The Dolphins pass rush is not a major point of concern on paper: The team recorded a respectable 42 sacks, Olivier Vernon is a rising star and Wake is a Pro Bowler. But 42 sacks is not that impressive a total for a team that faced Thad Lewis and Geno Smith twice each and drew several other easy sack assignments (Brandon Weeden, Joe Flacco, the Bucs). Wake is now 32 and battled knee injuries last year. While he is capable of blowing up in some games (see the Bengals game last year), he is reaching the point where he disappears.
The offensive line was a critical problem that used up much of the Dolphins' resources, so the Dolphins could not afford to grab an extra pass rusher. Tackles Jared Odrick and Starks do provide some heat up the middle. Coyle dials up stunts and blitzes well without gambling the farm. And Jordan represents a potential solution if Wake ages suddenly or quarterbacks stop dropping into the end zone and waiting for trouble to arrive. The pass rush is not a huge gamble, because it will be ordinary at worst. Unfortunately, "ordinary at worst" has been the Dolphins rallying cry for half a decade.
Biggest Question: Will the rebuilt offensive line hold up?
Biggest Question: How fast is a Lazor offense?
Bill Lazor's offense has been getting rave reviews in minicamp. Just how good are those reviews?

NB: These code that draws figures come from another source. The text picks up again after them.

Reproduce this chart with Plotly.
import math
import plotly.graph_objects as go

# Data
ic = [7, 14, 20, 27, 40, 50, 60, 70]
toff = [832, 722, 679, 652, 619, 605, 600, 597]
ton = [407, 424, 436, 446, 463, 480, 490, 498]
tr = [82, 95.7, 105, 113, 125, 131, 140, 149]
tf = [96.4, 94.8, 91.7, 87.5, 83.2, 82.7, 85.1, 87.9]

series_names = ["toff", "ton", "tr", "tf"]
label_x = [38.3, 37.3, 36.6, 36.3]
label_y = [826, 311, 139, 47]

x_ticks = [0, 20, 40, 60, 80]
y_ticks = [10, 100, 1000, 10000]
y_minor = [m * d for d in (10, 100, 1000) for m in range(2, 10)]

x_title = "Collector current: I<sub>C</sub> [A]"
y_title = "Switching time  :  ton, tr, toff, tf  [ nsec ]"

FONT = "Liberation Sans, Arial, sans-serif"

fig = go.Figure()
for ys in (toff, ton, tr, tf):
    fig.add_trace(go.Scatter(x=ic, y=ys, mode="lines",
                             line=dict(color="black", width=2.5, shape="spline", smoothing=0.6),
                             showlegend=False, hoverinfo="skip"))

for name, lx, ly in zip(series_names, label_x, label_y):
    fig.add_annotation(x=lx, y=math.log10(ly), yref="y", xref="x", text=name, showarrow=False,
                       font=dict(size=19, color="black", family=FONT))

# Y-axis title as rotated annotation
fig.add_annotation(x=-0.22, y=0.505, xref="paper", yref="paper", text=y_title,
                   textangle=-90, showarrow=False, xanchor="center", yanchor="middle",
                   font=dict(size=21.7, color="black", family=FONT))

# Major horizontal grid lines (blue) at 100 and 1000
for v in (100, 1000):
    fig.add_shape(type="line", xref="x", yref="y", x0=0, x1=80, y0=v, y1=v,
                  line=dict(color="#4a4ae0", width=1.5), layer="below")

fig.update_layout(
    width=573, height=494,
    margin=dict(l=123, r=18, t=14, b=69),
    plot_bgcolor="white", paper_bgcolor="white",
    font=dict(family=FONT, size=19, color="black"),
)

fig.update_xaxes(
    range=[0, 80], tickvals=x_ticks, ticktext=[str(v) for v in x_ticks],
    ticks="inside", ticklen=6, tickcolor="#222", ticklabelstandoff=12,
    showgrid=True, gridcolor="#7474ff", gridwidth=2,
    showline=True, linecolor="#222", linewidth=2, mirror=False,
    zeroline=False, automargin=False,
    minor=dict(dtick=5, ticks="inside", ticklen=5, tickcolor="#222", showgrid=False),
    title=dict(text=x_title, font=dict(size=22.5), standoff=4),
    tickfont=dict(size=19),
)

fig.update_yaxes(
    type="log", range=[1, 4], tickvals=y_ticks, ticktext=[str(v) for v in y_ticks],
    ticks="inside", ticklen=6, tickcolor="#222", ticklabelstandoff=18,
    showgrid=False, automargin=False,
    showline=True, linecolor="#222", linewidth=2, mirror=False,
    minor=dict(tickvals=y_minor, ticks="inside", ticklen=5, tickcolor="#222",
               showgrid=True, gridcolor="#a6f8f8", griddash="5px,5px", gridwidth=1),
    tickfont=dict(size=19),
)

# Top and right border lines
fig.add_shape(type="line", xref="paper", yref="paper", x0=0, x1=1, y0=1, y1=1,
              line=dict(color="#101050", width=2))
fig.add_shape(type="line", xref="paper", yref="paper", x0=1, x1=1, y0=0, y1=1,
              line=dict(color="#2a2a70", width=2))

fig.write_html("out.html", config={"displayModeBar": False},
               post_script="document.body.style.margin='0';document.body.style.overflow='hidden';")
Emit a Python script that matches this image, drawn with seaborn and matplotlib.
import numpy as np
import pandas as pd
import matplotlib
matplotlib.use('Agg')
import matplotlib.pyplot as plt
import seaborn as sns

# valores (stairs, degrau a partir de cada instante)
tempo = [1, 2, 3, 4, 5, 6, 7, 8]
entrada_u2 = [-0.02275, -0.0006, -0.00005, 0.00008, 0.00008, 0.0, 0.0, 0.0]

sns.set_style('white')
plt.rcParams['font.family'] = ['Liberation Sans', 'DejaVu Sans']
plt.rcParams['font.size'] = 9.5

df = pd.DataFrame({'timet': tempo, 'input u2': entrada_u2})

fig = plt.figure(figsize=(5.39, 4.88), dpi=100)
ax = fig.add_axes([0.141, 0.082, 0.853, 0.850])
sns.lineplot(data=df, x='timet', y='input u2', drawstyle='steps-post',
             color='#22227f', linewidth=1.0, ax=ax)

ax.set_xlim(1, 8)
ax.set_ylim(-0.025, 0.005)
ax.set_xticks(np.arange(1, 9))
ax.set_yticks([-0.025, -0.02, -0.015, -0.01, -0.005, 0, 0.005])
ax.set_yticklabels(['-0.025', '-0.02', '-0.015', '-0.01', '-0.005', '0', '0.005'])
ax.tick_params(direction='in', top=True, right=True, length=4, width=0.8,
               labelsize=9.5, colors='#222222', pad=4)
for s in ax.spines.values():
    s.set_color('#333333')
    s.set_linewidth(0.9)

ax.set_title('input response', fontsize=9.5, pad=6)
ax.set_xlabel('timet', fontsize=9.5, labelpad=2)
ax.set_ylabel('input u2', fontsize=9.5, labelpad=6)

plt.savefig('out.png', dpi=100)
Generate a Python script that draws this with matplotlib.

That gag never gets old! Lazor was a Chip Kelly assistant, but there are no indications that Lazor plans to go no-huddle all of the time. He is adding lots of new packages to the Dolphins offense, however. This report from ESPN's James Walker lists some of the changes: Wallace in the slot and other unique locations, more quick hitters in the passing game, two halfbacks in the same formation, etc.
A robust no-huddle package will almost certainly wind up in the mix. Under Mike Sherman, the Dolphins used the no-huddle only 4.8 percent of the time last year, but even that figure is misleading: It was a late-game catch-up strategy only. The Dolphins only used it for four plays in the first quarter, so it was not a part of Sherman's vanilla playbook. Kelly used the no-huddle 68 percent of the time, an all-time NFL record. If Lazor likes the no-huddle one-fourth as much as his most recent mentor, the Dolphins will be one of the NFL's fastest teams.
A little read-option may also find its way into the Dolphins playbook, though there is some already there. Ryan Tannehill kept the ball on seven option-like plays last year, gaining 10, 26 and 48 yards on three of the carries. (The Dolphins executed about 33 option-like plays last year, with the major caveat that not every play where the quarterback hands off then pretends to run to the outside is really an option). Tannehill can fly, and considering last year's high success rate, two or three option keepers per game would not represent much of a health risk compared to what he suffered through last season.
Lazor is not a Kelly clone, but he does not have to be to make the Dolphins faster, more dynamic and less predictable offensively. The Dolphins selected Sherman to speed Tannehill's development, but the former Texas A&M coach may have been holding back his college quarterback, as well as playmakers like Wallace. This year, we finally get a sense of what Tannehill can do.
Thirty-five sacks. That is the total the Dolphins will allow, which is good news. It's also the total they will record, which is not-so-good news.